● **EXERCISE PROMPT**: All lines from the one with "Write the Apache ECharts code for this chart." through the one with "var FONT = 'DejaVu Serif';", and only those, are to be reproduced exactly, both ends included.
──────── INPUT DATA
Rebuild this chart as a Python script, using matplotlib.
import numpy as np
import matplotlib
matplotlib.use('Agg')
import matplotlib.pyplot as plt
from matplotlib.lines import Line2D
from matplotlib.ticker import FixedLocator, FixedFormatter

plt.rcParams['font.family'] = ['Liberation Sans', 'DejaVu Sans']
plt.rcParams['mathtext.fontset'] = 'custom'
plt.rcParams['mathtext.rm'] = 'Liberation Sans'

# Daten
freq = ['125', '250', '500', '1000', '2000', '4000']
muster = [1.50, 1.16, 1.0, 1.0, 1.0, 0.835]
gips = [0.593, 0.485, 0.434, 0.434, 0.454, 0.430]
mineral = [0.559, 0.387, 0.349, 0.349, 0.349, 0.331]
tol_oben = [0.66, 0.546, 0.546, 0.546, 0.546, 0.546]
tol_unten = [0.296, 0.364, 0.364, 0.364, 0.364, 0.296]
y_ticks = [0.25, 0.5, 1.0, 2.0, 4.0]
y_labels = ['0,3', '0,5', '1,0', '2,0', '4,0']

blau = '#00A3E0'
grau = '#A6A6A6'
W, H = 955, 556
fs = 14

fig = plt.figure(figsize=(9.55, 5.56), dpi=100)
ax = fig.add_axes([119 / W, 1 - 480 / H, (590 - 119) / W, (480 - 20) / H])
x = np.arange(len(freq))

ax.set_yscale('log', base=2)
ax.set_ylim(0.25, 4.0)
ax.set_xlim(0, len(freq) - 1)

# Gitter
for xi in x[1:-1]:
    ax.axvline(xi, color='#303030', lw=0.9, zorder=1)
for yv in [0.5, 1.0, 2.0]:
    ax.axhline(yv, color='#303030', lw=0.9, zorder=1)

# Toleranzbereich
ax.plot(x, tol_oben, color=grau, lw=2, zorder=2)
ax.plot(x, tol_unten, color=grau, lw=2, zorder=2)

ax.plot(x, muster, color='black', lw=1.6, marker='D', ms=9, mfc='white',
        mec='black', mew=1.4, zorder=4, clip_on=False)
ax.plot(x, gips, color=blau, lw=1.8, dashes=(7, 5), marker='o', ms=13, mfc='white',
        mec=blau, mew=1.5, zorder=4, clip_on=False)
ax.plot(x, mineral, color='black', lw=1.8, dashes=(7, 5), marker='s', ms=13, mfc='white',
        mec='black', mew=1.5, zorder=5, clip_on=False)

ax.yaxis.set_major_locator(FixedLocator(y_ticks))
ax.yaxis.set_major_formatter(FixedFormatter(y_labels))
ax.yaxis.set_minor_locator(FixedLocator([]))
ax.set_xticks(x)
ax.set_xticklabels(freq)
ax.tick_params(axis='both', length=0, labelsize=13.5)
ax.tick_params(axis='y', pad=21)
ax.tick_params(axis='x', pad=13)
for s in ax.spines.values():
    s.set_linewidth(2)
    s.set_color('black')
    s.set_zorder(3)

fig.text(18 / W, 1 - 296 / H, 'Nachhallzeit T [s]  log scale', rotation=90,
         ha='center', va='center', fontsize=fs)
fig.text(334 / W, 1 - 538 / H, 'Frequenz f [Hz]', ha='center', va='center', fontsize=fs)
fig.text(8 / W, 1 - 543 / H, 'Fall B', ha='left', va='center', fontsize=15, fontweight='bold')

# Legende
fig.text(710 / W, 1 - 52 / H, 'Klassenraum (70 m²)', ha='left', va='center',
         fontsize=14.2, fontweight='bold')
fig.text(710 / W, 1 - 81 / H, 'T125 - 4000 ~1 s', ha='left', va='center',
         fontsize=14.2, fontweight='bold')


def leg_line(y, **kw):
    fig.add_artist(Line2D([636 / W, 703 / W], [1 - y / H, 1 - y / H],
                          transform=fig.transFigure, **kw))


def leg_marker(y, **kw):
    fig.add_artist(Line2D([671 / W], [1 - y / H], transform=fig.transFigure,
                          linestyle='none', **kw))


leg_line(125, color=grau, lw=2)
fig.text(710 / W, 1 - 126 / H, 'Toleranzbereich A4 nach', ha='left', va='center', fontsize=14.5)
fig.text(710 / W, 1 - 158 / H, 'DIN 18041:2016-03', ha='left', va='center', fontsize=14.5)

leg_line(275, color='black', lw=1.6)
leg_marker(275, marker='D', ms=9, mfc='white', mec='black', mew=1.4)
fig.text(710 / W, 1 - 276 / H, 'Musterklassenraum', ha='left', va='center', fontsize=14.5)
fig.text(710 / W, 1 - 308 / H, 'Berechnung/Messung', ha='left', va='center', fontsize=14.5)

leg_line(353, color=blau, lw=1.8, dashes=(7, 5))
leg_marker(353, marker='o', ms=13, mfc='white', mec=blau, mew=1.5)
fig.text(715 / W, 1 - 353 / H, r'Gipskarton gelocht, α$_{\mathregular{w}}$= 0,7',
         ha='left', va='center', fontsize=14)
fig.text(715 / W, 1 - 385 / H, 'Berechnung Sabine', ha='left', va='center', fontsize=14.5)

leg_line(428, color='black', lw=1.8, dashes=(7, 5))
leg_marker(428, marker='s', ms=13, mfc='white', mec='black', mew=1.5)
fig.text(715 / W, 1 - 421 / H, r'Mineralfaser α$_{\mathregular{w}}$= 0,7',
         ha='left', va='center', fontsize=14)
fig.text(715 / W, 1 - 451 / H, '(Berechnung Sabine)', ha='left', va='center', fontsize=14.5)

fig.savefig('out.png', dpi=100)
────────────────
──────── INPUT DATA
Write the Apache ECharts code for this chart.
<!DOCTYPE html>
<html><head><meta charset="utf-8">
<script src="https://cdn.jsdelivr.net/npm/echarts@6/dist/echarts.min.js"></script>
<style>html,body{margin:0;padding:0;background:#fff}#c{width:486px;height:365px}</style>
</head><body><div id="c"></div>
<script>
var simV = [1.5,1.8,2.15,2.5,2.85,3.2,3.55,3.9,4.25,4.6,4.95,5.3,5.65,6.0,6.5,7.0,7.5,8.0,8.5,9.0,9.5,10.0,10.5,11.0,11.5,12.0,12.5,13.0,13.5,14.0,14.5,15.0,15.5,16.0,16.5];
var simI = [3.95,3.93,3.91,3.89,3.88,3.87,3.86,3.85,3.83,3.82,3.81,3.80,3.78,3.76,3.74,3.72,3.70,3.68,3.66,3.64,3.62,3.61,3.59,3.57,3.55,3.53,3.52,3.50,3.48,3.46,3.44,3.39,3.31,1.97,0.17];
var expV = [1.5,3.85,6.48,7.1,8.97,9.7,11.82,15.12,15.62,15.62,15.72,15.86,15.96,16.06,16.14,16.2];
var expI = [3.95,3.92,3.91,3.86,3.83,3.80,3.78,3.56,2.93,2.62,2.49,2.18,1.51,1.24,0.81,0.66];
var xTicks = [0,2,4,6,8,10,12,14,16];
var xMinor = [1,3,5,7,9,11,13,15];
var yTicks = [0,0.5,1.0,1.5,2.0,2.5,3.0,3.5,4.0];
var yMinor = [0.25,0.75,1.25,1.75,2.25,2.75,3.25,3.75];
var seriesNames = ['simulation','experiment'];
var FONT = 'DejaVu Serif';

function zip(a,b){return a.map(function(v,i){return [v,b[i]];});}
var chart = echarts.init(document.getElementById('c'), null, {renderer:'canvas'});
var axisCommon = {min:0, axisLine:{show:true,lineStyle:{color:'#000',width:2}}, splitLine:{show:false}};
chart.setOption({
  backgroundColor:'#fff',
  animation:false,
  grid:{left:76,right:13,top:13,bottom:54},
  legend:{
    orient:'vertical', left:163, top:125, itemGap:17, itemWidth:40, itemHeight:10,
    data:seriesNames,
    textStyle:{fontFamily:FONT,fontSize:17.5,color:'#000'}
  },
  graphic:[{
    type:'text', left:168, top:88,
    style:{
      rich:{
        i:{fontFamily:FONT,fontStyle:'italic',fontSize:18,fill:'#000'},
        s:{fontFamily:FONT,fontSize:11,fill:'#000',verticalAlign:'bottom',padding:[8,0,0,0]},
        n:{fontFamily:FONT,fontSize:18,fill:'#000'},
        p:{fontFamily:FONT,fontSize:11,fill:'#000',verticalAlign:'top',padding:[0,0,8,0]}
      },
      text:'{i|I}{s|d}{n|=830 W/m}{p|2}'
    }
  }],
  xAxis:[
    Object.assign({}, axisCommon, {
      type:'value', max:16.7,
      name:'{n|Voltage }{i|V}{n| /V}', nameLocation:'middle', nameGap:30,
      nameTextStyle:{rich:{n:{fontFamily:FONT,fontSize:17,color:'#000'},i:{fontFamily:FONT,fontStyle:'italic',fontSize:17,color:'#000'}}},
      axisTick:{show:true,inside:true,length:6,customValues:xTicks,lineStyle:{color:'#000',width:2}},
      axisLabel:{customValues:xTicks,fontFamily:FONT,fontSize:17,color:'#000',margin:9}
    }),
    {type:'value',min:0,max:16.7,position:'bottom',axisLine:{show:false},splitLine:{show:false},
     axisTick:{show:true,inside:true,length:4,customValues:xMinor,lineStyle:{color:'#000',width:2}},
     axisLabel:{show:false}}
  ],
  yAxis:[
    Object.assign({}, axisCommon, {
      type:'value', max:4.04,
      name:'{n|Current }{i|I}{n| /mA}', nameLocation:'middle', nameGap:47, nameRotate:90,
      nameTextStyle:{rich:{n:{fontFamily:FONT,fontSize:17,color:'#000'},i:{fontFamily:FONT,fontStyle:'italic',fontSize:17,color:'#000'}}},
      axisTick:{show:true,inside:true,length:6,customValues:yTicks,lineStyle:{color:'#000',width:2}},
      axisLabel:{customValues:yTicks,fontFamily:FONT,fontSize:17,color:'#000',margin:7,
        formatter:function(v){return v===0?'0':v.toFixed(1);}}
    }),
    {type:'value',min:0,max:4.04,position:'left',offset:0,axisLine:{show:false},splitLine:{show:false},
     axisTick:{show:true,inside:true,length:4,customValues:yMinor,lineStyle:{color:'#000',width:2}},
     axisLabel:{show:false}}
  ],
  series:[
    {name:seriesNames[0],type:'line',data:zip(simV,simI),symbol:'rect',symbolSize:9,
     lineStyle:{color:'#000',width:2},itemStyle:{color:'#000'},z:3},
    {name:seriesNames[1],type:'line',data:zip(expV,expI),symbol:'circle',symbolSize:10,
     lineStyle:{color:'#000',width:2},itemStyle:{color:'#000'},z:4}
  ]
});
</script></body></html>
────────────────
──────── INPUT DATA
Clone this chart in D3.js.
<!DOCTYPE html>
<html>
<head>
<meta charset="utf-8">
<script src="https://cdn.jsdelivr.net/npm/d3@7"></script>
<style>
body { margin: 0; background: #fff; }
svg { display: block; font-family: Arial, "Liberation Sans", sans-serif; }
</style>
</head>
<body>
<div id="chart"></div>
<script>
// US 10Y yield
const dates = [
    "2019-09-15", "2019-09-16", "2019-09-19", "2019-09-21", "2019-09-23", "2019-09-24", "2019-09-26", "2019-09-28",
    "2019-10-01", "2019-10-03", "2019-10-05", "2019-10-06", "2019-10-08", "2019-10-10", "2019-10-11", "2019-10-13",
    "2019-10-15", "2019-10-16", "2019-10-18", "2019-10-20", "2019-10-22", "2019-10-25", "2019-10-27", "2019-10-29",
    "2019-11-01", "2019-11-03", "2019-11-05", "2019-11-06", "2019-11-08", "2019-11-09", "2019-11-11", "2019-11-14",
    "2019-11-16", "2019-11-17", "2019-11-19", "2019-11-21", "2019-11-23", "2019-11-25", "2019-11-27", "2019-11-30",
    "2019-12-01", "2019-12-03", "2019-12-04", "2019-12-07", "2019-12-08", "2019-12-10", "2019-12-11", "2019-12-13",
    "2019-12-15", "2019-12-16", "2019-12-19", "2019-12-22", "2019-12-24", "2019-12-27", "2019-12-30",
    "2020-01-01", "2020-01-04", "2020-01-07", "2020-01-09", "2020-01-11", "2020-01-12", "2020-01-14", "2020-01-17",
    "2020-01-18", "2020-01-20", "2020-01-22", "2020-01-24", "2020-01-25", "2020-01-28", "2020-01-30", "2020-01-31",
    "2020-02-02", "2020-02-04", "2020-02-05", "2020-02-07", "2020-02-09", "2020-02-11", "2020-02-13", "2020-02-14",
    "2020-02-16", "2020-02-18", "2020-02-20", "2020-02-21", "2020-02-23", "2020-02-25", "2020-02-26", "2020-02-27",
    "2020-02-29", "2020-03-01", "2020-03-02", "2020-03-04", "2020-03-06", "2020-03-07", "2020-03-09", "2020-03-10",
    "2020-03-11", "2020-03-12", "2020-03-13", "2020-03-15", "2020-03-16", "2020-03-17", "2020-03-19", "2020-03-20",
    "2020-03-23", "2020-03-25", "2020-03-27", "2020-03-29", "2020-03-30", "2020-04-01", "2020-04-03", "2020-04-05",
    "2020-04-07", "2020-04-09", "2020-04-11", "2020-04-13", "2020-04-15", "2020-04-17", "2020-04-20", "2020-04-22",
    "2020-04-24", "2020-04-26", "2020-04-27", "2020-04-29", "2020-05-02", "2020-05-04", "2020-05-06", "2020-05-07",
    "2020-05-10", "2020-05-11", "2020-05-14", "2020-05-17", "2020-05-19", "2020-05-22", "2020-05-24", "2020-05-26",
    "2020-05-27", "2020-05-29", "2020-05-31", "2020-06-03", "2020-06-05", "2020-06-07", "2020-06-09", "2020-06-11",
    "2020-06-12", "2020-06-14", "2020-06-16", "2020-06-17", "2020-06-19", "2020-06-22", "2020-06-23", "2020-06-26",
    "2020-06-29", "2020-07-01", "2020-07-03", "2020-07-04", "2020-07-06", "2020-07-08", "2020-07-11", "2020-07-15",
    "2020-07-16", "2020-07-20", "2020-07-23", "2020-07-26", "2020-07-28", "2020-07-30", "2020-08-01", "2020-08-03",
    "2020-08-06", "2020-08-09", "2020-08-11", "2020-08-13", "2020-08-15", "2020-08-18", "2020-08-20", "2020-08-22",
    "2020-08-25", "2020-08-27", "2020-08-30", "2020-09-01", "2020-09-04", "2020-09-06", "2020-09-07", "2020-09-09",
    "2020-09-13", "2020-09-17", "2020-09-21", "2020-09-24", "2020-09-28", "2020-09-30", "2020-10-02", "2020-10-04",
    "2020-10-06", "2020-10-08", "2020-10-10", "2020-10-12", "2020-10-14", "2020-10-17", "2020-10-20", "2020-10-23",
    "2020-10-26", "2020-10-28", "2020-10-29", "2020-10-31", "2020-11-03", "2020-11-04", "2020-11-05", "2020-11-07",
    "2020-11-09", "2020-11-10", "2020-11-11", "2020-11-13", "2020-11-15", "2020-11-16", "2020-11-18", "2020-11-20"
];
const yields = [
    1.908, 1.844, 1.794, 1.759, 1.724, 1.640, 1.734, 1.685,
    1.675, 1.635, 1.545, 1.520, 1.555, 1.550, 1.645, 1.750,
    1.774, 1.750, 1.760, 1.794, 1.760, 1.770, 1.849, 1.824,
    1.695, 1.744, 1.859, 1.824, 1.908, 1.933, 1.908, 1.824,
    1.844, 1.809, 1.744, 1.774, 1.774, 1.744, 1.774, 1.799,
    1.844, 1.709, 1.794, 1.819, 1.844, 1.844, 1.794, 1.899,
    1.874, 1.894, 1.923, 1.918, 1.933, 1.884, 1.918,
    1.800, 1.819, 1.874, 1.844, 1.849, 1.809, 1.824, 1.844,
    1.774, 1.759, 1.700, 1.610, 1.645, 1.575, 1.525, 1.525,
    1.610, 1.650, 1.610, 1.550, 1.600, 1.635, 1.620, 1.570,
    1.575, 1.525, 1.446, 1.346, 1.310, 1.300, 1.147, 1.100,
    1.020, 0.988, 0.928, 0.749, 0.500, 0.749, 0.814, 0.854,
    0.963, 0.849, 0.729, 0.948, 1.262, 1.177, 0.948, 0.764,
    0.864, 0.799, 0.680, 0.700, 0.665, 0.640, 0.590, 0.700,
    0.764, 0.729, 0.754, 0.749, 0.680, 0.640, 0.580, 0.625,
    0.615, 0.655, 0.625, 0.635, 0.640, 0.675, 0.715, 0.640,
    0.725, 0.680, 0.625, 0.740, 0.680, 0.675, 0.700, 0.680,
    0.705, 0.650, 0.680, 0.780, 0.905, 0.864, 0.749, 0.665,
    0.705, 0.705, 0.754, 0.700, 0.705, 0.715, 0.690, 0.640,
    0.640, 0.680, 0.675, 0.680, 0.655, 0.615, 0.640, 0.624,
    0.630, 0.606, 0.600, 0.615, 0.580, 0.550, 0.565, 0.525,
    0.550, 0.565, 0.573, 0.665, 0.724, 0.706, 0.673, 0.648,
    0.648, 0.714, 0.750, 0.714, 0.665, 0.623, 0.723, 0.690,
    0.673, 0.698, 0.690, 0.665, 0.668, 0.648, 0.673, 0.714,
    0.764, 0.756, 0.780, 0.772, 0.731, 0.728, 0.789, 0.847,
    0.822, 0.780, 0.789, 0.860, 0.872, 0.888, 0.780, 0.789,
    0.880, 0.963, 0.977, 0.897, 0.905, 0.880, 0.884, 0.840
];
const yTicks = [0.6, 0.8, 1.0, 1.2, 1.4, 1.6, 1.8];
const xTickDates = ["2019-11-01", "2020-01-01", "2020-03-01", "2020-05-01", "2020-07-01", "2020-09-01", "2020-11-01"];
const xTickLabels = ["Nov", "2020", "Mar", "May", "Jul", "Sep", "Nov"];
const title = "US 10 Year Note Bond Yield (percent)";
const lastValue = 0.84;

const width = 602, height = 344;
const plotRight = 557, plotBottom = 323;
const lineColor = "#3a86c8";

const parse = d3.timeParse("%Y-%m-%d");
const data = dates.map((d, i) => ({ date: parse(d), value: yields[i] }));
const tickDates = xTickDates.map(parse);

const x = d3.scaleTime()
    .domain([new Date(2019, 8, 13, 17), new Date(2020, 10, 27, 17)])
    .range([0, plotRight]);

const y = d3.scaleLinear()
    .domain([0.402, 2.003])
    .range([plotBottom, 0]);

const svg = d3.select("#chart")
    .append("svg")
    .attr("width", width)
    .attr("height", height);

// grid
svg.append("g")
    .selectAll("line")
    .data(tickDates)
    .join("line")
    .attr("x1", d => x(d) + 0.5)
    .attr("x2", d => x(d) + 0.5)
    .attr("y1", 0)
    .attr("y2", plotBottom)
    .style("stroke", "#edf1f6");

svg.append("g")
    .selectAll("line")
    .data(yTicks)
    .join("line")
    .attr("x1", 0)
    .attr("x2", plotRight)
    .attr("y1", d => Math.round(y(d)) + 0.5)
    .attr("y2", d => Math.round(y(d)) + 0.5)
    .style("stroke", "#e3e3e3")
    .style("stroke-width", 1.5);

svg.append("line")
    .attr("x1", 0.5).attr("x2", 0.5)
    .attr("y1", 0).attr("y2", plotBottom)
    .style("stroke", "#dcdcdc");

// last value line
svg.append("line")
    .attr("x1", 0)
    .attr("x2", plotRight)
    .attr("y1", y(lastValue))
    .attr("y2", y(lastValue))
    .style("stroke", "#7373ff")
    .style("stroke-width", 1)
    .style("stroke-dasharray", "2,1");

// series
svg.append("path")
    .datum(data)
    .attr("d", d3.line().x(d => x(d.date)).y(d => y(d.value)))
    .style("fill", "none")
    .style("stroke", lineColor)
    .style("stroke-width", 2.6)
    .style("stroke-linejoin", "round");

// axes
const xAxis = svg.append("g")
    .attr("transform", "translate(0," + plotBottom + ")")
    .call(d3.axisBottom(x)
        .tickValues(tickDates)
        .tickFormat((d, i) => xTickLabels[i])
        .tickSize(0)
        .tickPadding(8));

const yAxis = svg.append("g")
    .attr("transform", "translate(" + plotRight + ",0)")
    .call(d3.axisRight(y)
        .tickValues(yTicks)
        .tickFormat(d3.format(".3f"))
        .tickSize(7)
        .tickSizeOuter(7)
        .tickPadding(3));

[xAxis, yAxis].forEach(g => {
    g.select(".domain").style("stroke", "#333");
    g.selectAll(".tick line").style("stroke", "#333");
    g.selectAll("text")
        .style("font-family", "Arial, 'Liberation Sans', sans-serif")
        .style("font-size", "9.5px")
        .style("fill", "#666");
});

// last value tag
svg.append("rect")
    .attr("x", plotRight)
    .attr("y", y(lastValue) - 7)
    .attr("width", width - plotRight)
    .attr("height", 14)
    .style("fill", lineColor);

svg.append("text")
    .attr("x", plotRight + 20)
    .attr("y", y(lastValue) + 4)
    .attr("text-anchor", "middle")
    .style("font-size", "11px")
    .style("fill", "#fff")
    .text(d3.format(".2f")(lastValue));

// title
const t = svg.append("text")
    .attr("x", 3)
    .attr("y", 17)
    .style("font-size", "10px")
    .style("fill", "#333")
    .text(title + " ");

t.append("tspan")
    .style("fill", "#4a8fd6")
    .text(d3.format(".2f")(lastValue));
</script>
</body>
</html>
────────────────
● **ANSWER**:
Write the Apache ECharts code for this chart.
<!DOCTYPE html>
<html><head><meta charset="utf-8">
<script src="https://cdn.jsdelivr.net/npm/echarts@6/dist/echarts.min.js"></script>
<style>html,body{margin:0;padding:0;background:#fff}#c{width:486px;height:365px}</style>
</head><body><div id="c"></div>
<script>
var simV = [1.5,1.8,2.15,2.5,2.85,3.2,3.55,3.9,4.25,4.6,4.95,5.3,5.65,6.0,6.5,7.0,7.5,8.0,8.5,9.0,9.5,10.0,10.5,11.0,11.5,12.0,12.5,13.0,13.5,14.0,14.5,15.0,15.5,16.0,16.5];
var simI = [3.95,3.93,3.91,3.89,3.88,3.87,3.86,3.85,3.83,3.82,3.81,3.80,3.78,3.76,3.74,3.72,3.70,3.68,3.66,3.64,3.62,3.61,3.59,3.57,3.55,3.53,3.52,3.50,3.48,3.46,3.44,3.39,3.31,1.97,0.17];
var expV = [1.5,3.85,6.48,7.1,8.97,9.7,11.82,15.12,15.62,15.62,15.72,15.86,15.96,16.06,16.14,16.2];
var expI = [3.95,3.92,3.91,3.86,3.83,3.80,3.78,3.56,2.93,2.62,2.49,2.18,1.51,1.24,0.81,0.66];
var xTicks = [0,2,4,6,8,10,12,14,16];
var xMinor = [1,3,5,7,9,11,13,15];
var yTicks = [0,0.5,1.0,1.5,2.0,2.5,3.0,3.5,4.0];
var yMinor = [0.25,0.75,1.25,1.75,2.25,2.75,3.25,3.75];
var seriesNames = ['simulation','experiment'];
var FONT = 'DejaVu Serif';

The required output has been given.